[EXERCISE TASK]:
Give again, word for word, the lines below that run from the line with "Write a Python" through the line with "plt.rcParams['font.family'] = ['Liberation". Drop the pictures.

[Plotting code records]:
· · ·

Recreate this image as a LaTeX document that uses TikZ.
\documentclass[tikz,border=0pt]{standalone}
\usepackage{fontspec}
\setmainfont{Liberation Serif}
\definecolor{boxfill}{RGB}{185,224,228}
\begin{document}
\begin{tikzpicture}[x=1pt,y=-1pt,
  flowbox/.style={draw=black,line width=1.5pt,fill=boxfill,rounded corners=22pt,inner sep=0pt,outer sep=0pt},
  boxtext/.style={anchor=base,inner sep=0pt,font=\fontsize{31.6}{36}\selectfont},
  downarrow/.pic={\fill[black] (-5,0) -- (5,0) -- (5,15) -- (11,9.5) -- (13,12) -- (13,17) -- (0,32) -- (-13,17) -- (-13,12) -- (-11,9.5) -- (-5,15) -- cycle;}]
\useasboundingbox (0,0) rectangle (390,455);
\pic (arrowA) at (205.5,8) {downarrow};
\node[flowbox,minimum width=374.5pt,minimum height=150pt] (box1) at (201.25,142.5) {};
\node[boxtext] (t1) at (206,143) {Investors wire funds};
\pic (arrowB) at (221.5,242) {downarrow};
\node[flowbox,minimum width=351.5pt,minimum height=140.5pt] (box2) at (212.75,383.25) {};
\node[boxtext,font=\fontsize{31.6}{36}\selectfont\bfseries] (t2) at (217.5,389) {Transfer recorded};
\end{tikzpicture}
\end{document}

· · ·

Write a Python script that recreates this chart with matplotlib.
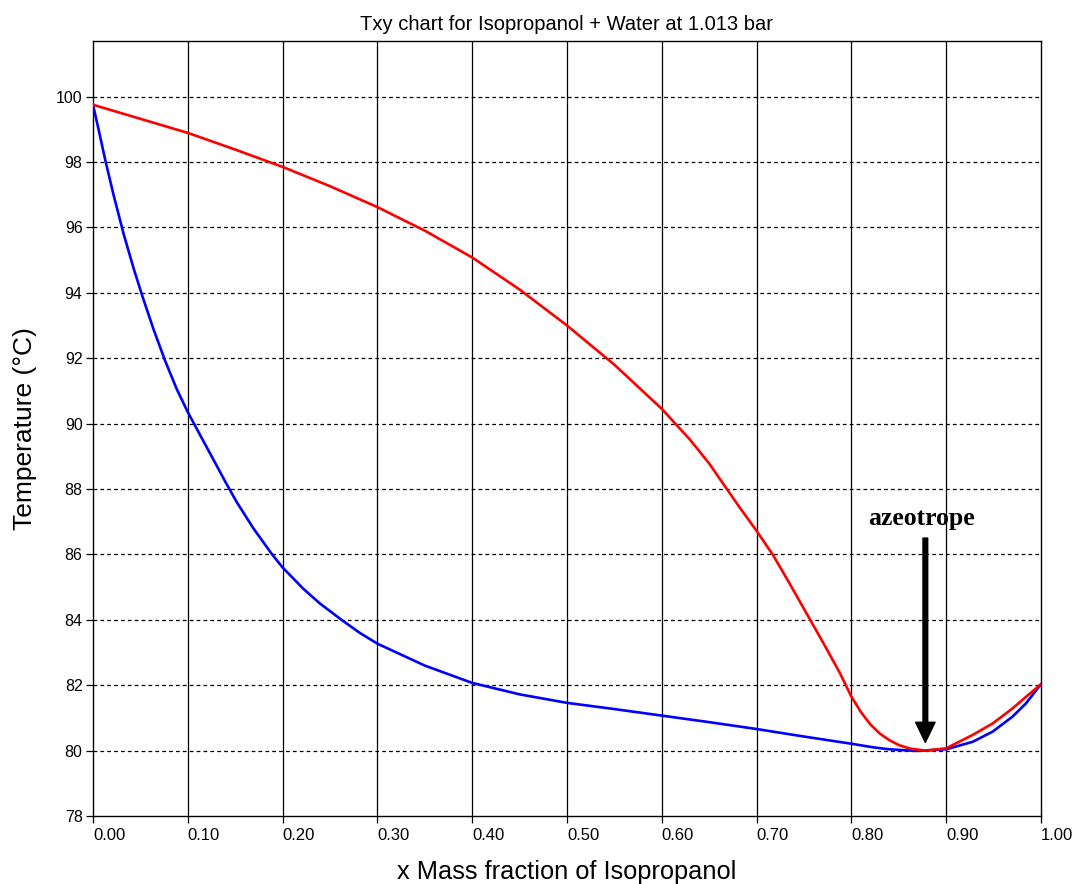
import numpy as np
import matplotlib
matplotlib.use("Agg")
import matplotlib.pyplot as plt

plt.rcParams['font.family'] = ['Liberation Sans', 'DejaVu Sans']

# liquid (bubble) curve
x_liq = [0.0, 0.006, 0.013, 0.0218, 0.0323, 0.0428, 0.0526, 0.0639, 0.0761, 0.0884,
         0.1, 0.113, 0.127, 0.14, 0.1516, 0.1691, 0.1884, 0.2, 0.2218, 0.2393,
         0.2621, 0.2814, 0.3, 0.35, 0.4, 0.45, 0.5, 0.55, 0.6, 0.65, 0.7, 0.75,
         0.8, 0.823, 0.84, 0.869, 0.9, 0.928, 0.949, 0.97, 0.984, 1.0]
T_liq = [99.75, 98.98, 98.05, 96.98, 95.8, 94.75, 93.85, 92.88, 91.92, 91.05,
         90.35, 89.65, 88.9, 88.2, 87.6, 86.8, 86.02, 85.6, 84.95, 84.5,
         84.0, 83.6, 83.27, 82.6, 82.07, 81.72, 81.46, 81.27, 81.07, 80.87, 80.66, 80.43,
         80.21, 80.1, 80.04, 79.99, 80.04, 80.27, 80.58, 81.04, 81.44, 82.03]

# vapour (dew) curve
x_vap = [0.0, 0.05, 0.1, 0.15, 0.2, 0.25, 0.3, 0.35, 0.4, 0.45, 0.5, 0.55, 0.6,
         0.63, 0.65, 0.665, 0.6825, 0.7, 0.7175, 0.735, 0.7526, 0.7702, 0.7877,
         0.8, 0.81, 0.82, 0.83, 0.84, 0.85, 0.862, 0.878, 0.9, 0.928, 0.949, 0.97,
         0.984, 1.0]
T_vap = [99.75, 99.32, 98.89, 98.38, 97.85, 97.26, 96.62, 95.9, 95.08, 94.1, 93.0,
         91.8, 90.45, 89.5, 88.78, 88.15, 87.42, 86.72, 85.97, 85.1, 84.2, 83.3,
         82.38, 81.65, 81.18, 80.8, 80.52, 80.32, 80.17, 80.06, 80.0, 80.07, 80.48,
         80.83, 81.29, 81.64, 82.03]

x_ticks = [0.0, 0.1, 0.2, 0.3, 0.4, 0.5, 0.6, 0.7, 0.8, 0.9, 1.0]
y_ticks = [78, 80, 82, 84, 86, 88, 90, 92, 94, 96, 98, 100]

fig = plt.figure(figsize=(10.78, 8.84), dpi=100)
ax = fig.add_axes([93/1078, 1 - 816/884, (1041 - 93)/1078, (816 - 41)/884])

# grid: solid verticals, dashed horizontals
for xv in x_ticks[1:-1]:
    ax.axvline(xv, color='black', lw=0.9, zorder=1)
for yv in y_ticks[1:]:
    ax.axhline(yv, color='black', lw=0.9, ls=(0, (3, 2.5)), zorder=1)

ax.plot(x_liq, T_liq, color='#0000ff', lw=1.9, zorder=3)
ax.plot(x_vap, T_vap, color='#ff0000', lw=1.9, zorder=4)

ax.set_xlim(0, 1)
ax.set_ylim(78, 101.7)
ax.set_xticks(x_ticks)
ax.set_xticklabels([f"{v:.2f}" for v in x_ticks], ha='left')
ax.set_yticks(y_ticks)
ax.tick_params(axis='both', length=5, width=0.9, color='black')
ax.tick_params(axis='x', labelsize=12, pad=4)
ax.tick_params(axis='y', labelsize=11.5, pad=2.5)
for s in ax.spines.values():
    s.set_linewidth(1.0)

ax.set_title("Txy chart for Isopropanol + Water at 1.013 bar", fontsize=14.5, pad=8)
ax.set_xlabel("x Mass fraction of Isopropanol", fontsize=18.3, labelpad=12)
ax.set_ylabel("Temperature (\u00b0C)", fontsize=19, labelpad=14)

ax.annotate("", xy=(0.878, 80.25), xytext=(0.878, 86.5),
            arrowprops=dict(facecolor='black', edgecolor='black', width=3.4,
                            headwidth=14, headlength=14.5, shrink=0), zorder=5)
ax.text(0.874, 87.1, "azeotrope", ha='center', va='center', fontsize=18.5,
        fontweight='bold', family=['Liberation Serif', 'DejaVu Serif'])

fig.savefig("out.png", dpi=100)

· · ·

[CORRECT RESPONSE]:
Write a Python script that recreates this chart with matplotlib.
import numpy as np
import matplotlib
matplotlib.use("Agg")
import matplotlib.pyplot as plt

plt.rcParams['font.family'] = ['Liberation Sans', 'DejaVu Sans']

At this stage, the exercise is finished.